Professioneller Unrat

Theater Am Freitag hatte im Berliner Gorki-Theater "Professor Unrat" nach Heinrich Mann Premiere. Selten ging eine Inszenierung so in die Hosen wie diese. Bleibt die Frage, warum

Ein mulmiges Gefühl bereitet schon der Anblick der unbespielten Bühne: Sonderlich groß ist die im kleinen Gorki ohnehin nicht und an diesem Abend so vollgebaut, dass für die acht Darsteller, die das Programmheft aufzählt, kaum Platz zu bleiben scheint. Im Hintergrund steht ein bespielbarer Container, auf dessen Dach die Instrumente auf die annoncierten Musiker warten. Im Portal steht – wie sinnig – eine Schultafel, und an den Rändern der vergrößerten Vorbühne die dazugehörigen Stühle (Bühne: Alexander Wolf). Das Ganze wirkt höchst bedeutsam arrangiert, zugleich heillos überfrachtet, und diese unselige Mischung wird sich über die gut zweistündige Aufführung erhalten.

Der Abend selbst beginnt mit einem grellen Klischee: Drei Schauspieler betreten die Bühne, und damit sie als Schüler kenntlich werden, tragen sie verschiedenfarbige Pullunder zu weißem Hemd, schwarzer Krawatte und dunkler Hose (Kostüme: Ellen Hofmann).

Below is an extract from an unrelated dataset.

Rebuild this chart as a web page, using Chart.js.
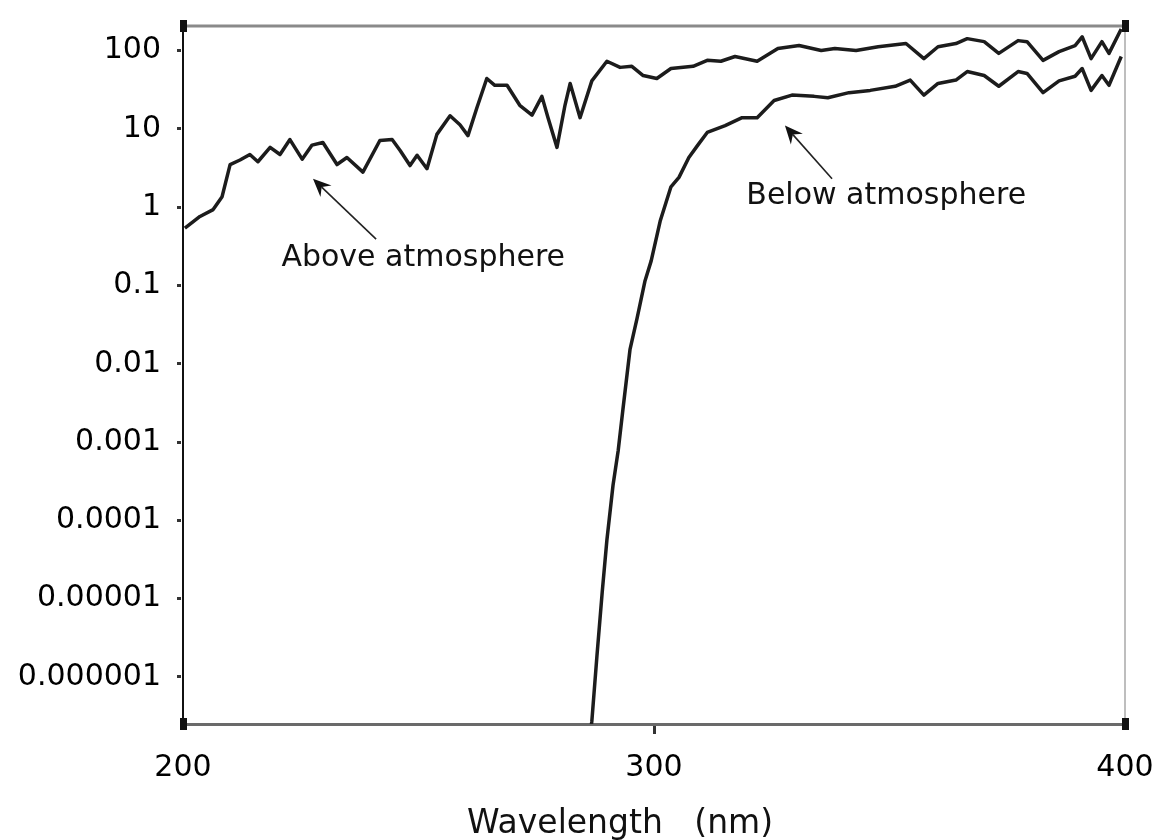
<!DOCTYPE html>
<html>
<head>
<meta charset="utf-8">
<script src="https://cdn.jsdelivr.net/npm/chart.js@4"></script>
<style>
  html, body { margin: 0; padding: 0; background: #fff; }
  #wrap { width: 1161px; height: 840px; }
</style>
</head>
<body>
<div id="wrap"><canvas id="chart"></canvas></div>
<script>
// Espectro solar UV: arriba y abajo de la atmósfera
const aboveWl = [200.4, 203.6, 206.4, 208.3, 210, 212.1, 214.2, 215.9, 218.5, 220.6, 222.7, 225.3, 227.4, 229.7, 232.7, 234.8, 238.2, 241.8, 244.4, 246.1, 248.2, 249.7, 251.8, 253.9, 256.7, 258.8, 260.5, 262.4, 264.5, 266.2, 268.8, 271.5, 274.1, 276.2, 277.5, 279.4, 281.1, 282.2, 284.3, 286.8, 290, 292.8, 295.3, 297.7, 300.6, 303.6, 308.3, 311.3, 314.2, 317.2, 321.9, 326.3, 330.8, 335.5, 338.4, 342.9, 347.6, 353.5, 357.3, 360.3, 364.1, 366.5, 370.1, 373.2, 377.3, 379.2, 382.6, 386, 389.4, 390.9, 392.8, 395.1, 396.6, 399.2];
const aboveVal = [0.54, 0.76, 0.93, 1.36, 3.5, 4.0, 4.7, 3.8, 5.8, 4.7, 7.3, 4.1, 6.2, 6.7, 3.5, 4.3, 2.8, 7.1, 7.3, 5.3, 3.4, 4.6, 3.1, 8.5, 14.7, 11.3, 8.2, 18.6, 44, 36, 36, 20, 15, 26, 13.9, 5.8, 20, 38, 13.9, 41, 73, 61, 63, 48, 44, 59, 63, 75, 73, 84, 73, 106, 116, 100, 106, 100, 112, 123, 79, 112, 123, 142, 130, 92, 134, 130, 75, 97, 116, 150, 79, 130, 92, 189];

const belowWl = [286.4, 286.8, 287.9, 289, 290, 291.3, 292.4, 293.4, 294.9, 296.4, 298.1, 299.4, 301.3, 303.6, 305.3, 307.4, 309.3, 311.3, 315.1, 318.7, 321.9, 325.5, 329.3, 334, 336.9, 341.4, 345.9, 351.2, 354.4, 357.3, 360.3, 364.1, 366.5, 370.1, 373.2, 377.3, 379.2, 382.6, 386, 389.4, 390.9, 392.8, 395.1, 396.6, 399.2];
const belowVal = [1.8e-7, 2.7e-7, 1.9e-6, 1.2e-5, 5.6e-5, 2.8e-4, 7.8e-4, 2.6e-3, 0.0151, 0.038, 0.115, 0.206, 0.66, 1.82, 2.4, 4.3, 6.2, 9.0, 11, 13.9, 13.9, 23, 27, 26, 25, 29, 31, 35, 42, 27, 38, 42, 54, 48, 35, 54, 51, 29, 41, 47, 59, 31, 48, 36, 84];

const yTicks = [0.000001, 0.00001, 0.0001, 0.001, 0.01, 0.1, 1, 10, 100];
const xTicks = [200, 300, 400];

// Etiquetas con flecha (en coordenadas de datos)
const noteText = ["Above atmosphere", "Below atmosphere"];
const noteAt = [[251, 0.225], [349.3, 1.36]];
const arrowFrom = [[241, 0.39], [337.8, 2.3]];
const arrowTo = [[227.6, 2.3], [327.8, 11]];

const FONT = "'DejaVu Sans', sans-serif";

const toPoints = (xs, ys) => xs.map((x, i) => ({ x: x, y: ys[i] }));

const framePlugin = {
    id: "frame",
    afterDraw(chart) {
        const { ctx, chartArea: a, scales } = chart;
        const sx = scales.x, sy = scales.y;
        ctx.save();

        // borde superior y derecho
        ctx.strokeStyle = "#8a8a8a";
        ctx.lineWidth = 3;
        ctx.beginPath();
        ctx.moveTo(a.left, a.top);
        ctx.lineTo(a.right, a.top);
        ctx.stroke();
        ctx.strokeStyle = "#a8a8a8";
        ctx.lineWidth = 1.5;
        ctx.beginPath();
        ctx.moveTo(a.right, a.top);
        ctx.lineTo(a.right, a.bottom);
        ctx.stroke();

        // marcas en las esquinas
        ctx.fillStyle = "#111";
        [[a.left, a.top], [a.left, a.bottom], [a.right, a.bottom], [a.right, a.top]].forEach(([cx, cy]) => {
            ctx.fillRect(cx - 3, cy - 6, 7, 12);
        });

        // textos y flechas
        ctx.fillStyle = "#111";
        ctx.font = "30px " + FONT;
        ctx.textAlign = "center";
        ctx.textBaseline = "middle";
        noteText.forEach((t, i) => {
            ctx.fillText(t, sx.getPixelForValue(noteAt[i][0]), sy.getPixelForValue(noteAt[i][1]));

            const x0 = sx.getPixelForValue(arrowFrom[i][0]), y0 = sy.getPixelForValue(arrowFrom[i][1]);
            const x1 = sx.getPixelForValue(arrowTo[i][0]), y1 = sy.getPixelForValue(arrowTo[i][1]);
            const ang = Math.atan2(y1 - y0, x1 - x0);
            const c = Math.cos(ang), s = Math.sin(ang);
            const len = 18, wid = 8, notch = 12;
            ctx.strokeStyle = "#222";
            ctx.lineWidth = 1.6;
            ctx.beginPath();
            ctx.moveTo(x0, y0);
            ctx.lineTo(x1 - c * notch, y1 - s * notch);
            ctx.stroke();
            ctx.beginPath();
            ctx.moveTo(x1, y1);
            ctx.lineTo(x1 - c * len - s * wid, y1 - s * len + c * wid);
            ctx.lineTo(x1 - c * notch, y1 - s * notch);
            ctx.lineTo(x1 - c * len + s * wid, y1 - s * len - c * wid);
            ctx.closePath();
            ctx.fill();
        });

        // título del eje x
        ctx.font = "33px " + FONT;
        ctx.textBaseline = "alphabetic";
        ctx.fillText("Wavelength   (nm)", sx.getPixelForValue(292.8), 833);
        ctx.restore();
    }
};

new Chart(document.getElementById("chart"), {
    type: "line",
    data: {
        datasets: [{
            label: "Above atmosphere",
            data: toPoints(aboveWl, aboveVal),
            borderColor: "#1c1c1c",
            borderWidth: 3.5,
            pointRadius: 0,
            tension: 0,
            borderJoinStyle: "round"
        }, {
            label: "Below atmosphere",
            data: toPoints(belowWl, belowVal),
            borderColor: "#1c1c1c",
            borderWidth: 3.5,
            pointRadius: 0,
            tension: 0,
            borderJoinStyle: "round"
        }]
    },
    options: {
        responsive: true,
        maintainAspectRatio: false,
        animation: false,
        layout: { padding: { left: 0, right: 36, top: 17, bottom: 0 } },
        plugins: {
            legend: { display: false },
            tooltip: { enabled: false }
        },
        scales: {
            x: {
                type: "linear",
                min: 200,
                max: 400,
                afterFit: (scale) => {
                    scale.height = 116;
                    scale.paddingLeft = 0;
                    scale.paddingRight = 0;
                },
                afterBuildTicks: (scale) => { scale.ticks = xTicks.map((v) => ({ value: v })); },
                border: { color: "#6a6a6a", width: 3 },
                grid: {
                    drawOnChartArea: false,
                    tickLength: 10,
                    tickWidth: 3,
                    tickColor: (ctx) => (ctx.tick && ctx.tick.value === 300 ? "#333" : "rgba(0,0,0,0)")
                },
                ticks: {
                    color: "#000",
                    padding: 16,
                    maxRotation: 0,
                    font: { family: FONT, size: 30 },
                    callback: (v) => String(v)
                }
            },
            y: {
                type: "logarithmic",
                min: 2.5e-7,
                max: 206,
                afterFit: (scale) => { scale.width = 183; },
                afterBuildTicks: (scale) => { scale.ticks = yTicks.map((v) => ({ value: v })); },
                border: { color: "#111", width: 2 },
                grid: {
                    drawOnChartArea: false,
                    tickLength: 14,
                    tickWidth: 3,
                    tickColor: "#333",
                    tickBorderDash: [0, 8, 4, 100]
                },
                ticks: {
                    color: "#000",
                    padding: 8,
                    font: { family: FONT, size: 30 },
                    callback: (v) => String(v)
                }
            }
        }
    },
    plugins: [framePlugin]
});
</script>
</body>
</html>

Der sittenstrenge Professor Raat (Andreas Leupold) hingegen trägt nicht einmal Jackett. Sebastian Baumgarten, der Regisseur dieser "Roman-Revue", legt das Augenmerk auf andere Dinge: Wenn sich die »Schüler« von hinten über die aufgeklappte Tafel baumeln lassen, wird sie zum Tisch und die Horizontale für einen Moment zur Vertikale. Konsequenzen hat das keine, und deshalb bleibt es ebenso ein leerer Effekt wie die Musik, die zu Beginn einsetzt – und bis zum Ende nicht verstummen wird.

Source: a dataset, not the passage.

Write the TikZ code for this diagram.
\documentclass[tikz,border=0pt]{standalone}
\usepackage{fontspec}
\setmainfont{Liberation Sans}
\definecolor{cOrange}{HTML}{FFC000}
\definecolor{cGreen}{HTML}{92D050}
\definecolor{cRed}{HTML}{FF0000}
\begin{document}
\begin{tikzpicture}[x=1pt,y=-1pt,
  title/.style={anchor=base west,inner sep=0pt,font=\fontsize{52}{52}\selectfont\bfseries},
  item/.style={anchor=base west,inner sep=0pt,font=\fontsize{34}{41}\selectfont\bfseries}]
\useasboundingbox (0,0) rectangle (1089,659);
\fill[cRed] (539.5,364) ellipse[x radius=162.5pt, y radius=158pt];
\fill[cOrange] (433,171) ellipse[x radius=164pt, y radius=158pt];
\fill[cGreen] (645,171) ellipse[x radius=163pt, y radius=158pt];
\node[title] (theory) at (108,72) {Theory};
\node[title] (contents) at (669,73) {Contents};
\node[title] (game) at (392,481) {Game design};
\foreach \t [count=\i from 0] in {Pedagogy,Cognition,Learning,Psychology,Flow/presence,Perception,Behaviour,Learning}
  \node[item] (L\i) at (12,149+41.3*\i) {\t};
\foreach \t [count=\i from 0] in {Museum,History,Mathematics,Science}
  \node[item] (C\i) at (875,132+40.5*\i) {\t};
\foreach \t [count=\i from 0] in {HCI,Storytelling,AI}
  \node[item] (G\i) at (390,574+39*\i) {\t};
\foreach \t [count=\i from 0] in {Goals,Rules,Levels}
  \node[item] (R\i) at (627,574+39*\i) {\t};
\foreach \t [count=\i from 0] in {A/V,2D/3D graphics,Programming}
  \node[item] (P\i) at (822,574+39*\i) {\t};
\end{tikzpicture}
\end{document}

Die dreiköpfige Band spielt einen modernen, disharmonischen »Soundtrack«, den sie gelegentlich für akustische Einwürfe unterbricht, die früher Tusch geheißen hätten. Das Resultat ist ein klebriger Brei, der den Text nahezu erstickt und sich auch auf die Schauspieler legt. Die jungen wie Anika Baumann, Johann Jürgens und Stefan Konarske stemmen sich mit übertriebenem Elan dagegen an, doch ein Routinier wie Andreas Leupold wirkt regelrecht gehemmt. Und Kathrin Angerer, an der Volksbühne von der jugendlichen Naiven zur vielseitigen Darstellerin gereift, verlegt sich als Rosa Fröhlich – die Rolle machte Marlene Dietrich berühmt – selbst beim Singen auf den Nölton von früher.

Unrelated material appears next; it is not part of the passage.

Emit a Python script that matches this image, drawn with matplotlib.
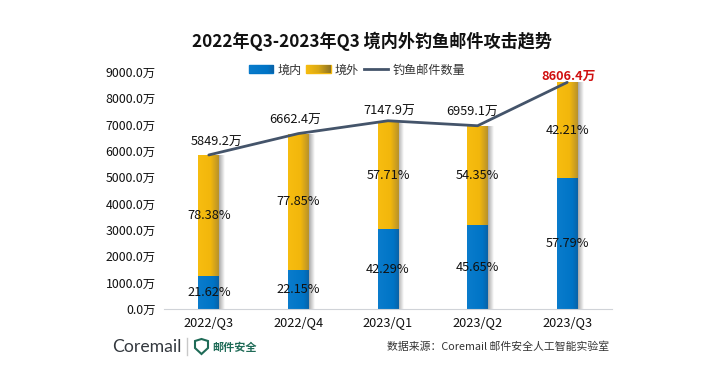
import numpy as np
import matplotlib
matplotlib.use('Agg')
import matplotlib.pyplot as plt
from matplotlib.colors import LinearSegmentedColormap
from matplotlib.lines import Line2D
from matplotlib.patches import Patch, Polygon

plt.rcParams['font.family'] = ['Noto Sans CJK SC', 'DejaVu Sans']

quarters = ['2022/Q3', '2022/Q4', '2023/Q1', '2023/Q2', '2023/Q3']
totals = [5849.2, 6662.4, 7147.9, 6959.1, 8606.4]
domestic_pct = [21.62, 22.15, 42.29, 45.65, 57.79]
foreign_pct = [78.38, 77.85, 57.71, 54.35, 42.21]
yticks = [0, 1000, 2000, 3000, 4000, 5000, 6000, 7000, 8000, 9000]

# pixel nudges for the total labels, they are not centred over the bars
label_dx = [8, -3, 1, -6, 1]
label_dy = [6, 7, 3, 7, -1]

W, H = 717, 388
BAR_W = 0.23

blue_cmap = LinearSegmentedColormap.from_list('b', [(0, '#0a7ccc'), (0.75, '#0074c6'), (1, '#0a62a6')])
gold_cmap = LinearSegmentedColormap.from_list('g', [(0, '#f7bd10'), (0.6, '#f2b70c'), (1, '#b8922a')])
gold_swatch = LinearSegmentedColormap.from_list('gs', ['#f7bd10', '#d9a815', '#8f7424'])
shadow_cmap = LinearSegmentedColormap.from_list('s', ['#a8a8a8', '#ffffff'])
grad = np.linspace(0, 1, 64).reshape(1, -1)


def fill_gradient(ax, bars, cmap):
    for bar in bars:
        x, y = bar.get_x(), bar.get_y()
        im = ax.imshow(grad, cmap=cmap, aspect='auto', zorder=bar.get_zorder(),
                       extent=(x, x + bar.get_width(), y, y + bar.get_height()))
        im.set_clip_path(bar)


fig = plt.figure(figsize=(W / 100, H / 100), dpi=100, facecolor='white')
ax = fig.add_axes([164 / W, 1 - 309 / H, 448 / W, 237 / H])

x = np.arange(len(quarters))
totals_arr = np.array(totals)
domestic = totals_arr * np.array(domestic_pct) / 100
foreign = totals_arr * np.array(foreign_pct) / 100

shadow = ax.bar(x + BAR_W / 2 + 0.03, totals_arr, 0.06, color='none', zorder=1)
fill_gradient(ax, shadow, shadow_cmap)
b1 = ax.bar(x, domestic, BAR_W, color='#0074c6', zorder=2)
b2 = ax.bar(x, foreign, BAR_W, bottom=domestic, color='#f2b70c', zorder=2)
fill_gradient(ax, b1, blue_cmap)
fill_gradient(ax, b2, gold_cmap)
line, = ax.plot(x, totals_arr, color='#44546a', lw=2, zorder=3, solid_capstyle='round')

ax.set_xlim(-0.5, 4.5)
ax.set_ylim(0, 9000)
ax.set_xticks(x, quarters)
ax.set_yticks(yticks, [f'{v:.1f}万' for v in yticks])
ax.tick_params(length=0, colors='#111111')
ax.tick_params(axis='x', pad=5, labelsize=9.2)
ax.tick_params(axis='y', pad=6, labelsize=8.9)
for side in ['top', 'right', 'left']:
    ax.spines[side].set_visible(False)
ax.spines['bottom'].set_color('#d0d3d8')

for i in range(len(quarters)):
    ax.text(i, domestic[i] * 0.5, f'{domestic_pct[i]}%', ha='center', va='center',
            fontsize=9.2, color='#111111', zorder=4)
    ax.text(i, domestic[i] + foreign[i] * 0.5, f'{foreign_pct[i]}%', ha='center', va='center',
            fontsize=9.2, color='#111111', zorder=4)
    is_last = i == len(quarters) - 1
    ax.annotate(f'{totals[i]}万', (i, totals[i]), xytext=(label_dx[i] * 0.72, label_dy[i] * 0.72),
                textcoords='offset points', ha='center', va='bottom', fontsize=9.2, zorder=4,
                color='#d00f0f' if is_last else '#111111', fontweight='bold' if is_last else 'normal')

handles = [Patch(color='#0074c6', label='境内'), Patch(color='#f2b70c', label='境外'),
           Line2D([0], [0], color='#44546a', lw=2, label='钓鱼邮件数量')]
leg = fig.legend(handles=handles, loc='center', bbox_to_anchor=(357 / W, 1 - 70 / H), ncol=3, frameon=False,
                 fontsize=8.7, handlelength=2.0, handleheight=0.6, columnspacing=0.4, handletextpad=0.35,
                 labelcolor='#333333')

# legend swatches get a gradient too, the gold one runs darker than the bars
fig.canvas.draw()
for patch, cmap in zip(leg.get_patches(), [blue_cmap, gold_swatch]):
    bb = patch.get_window_extent()
    sw = fig.add_axes([bb.x0 / W, bb.y0 / H, bb.width / W, bb.height / H], zorder=6)
    sw.imshow(grad, cmap=cmap, aspect='auto')
    sw.axis('off')

fig.text(372 / W, 1 - 41 / H, '2022年Q3-2023年Q3 境内外钓鱼邮件攻击趋势', ha='center', va='center',
         fontsize=12.3, fontweight='bold', color='#111111')

# footer with logo and source
fig.text(112 / W, 1 - 347 / H, 'Coremail', ha='left', va='center', fontsize=12.7,
         family=['Lato', 'DejaVu Sans'], color='#33383e')
fig.add_artist(Line2D([187 / W, 187 / W], [1 - 338 / H, 1 - 355 / H], color='#c8c8c8', lw=1))
shield = [(195, 341), (201.5, 339), (208, 341), (208, 348), (201.5, 354), (195, 348)]
fig.add_artist(Polygon([(a / W, 1 - b / H) for a, b in shield], closed=True, fill=False,
                       edgecolor='#1f6b57', lw=1.5, transform=fig.transFigure))
fig.text(212 / W, 1 - 347 / H, '邮件安全', ha='left', va='center', fontsize=8, fontweight='bold', color='#1f6b57')
fig.text(609 / W, 1 - 347 / H, '数据来源：Coremail 邮件安全人工智能实验室', ha='right', va='center',
         fontsize=7.8, color='#333333')

fig.savefig('out.png', dpi=100)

Doch mit der Arbeit an den Figuren kann sich die Regie ohnehin nicht lange aufgehalten haben, denn wie und warum sich Unrat in den "Blauen Engel" verirrt, der verruchten »Künstlerin« verfällt und darüber neben seinem Vermögen und seiner Anstellung auch seine Wertmaßstäbe verliert, gerät auf der wie wild rotierenden Drehbühne gar nicht erst in den Blick. Der ist überdies mit den zahllosen Videos beschäftigt, deren Verbindung mit dem Stück nur selten evident wird. Dass dieses Stück ursprünglich ein Roman war und die Akteure ihr Tun und Lassen daher dauernd kommentieren, entspricht zwar einer aktuellen Mode, ist aber kein Problem.

Probleme wirft eher die Frage auf, was Baumgarten dazu veranlasst hat, Heinrich Manns Buch von 1904 als Vorlage zu wählen. Einen Hinweis gibt möglicherweise das letzte Bild, das aus dem Videobeamer stammt. Es zeigt aufgespießte Schmetterlinge, die über Modellautos zu Stukas beim Bombengriff mutieren. Das mag kulturkritisch gemeint sein und den Weg beschreiben sollen, den die bürgerliche Gesellschaft nimmt. Um es mit Sicherheit sagen zu können, bliebt aber auch dieses Bild zu vage. Doch anders als in den gut zwei Stunden zuvor ist das in diesem Moment ein Glück.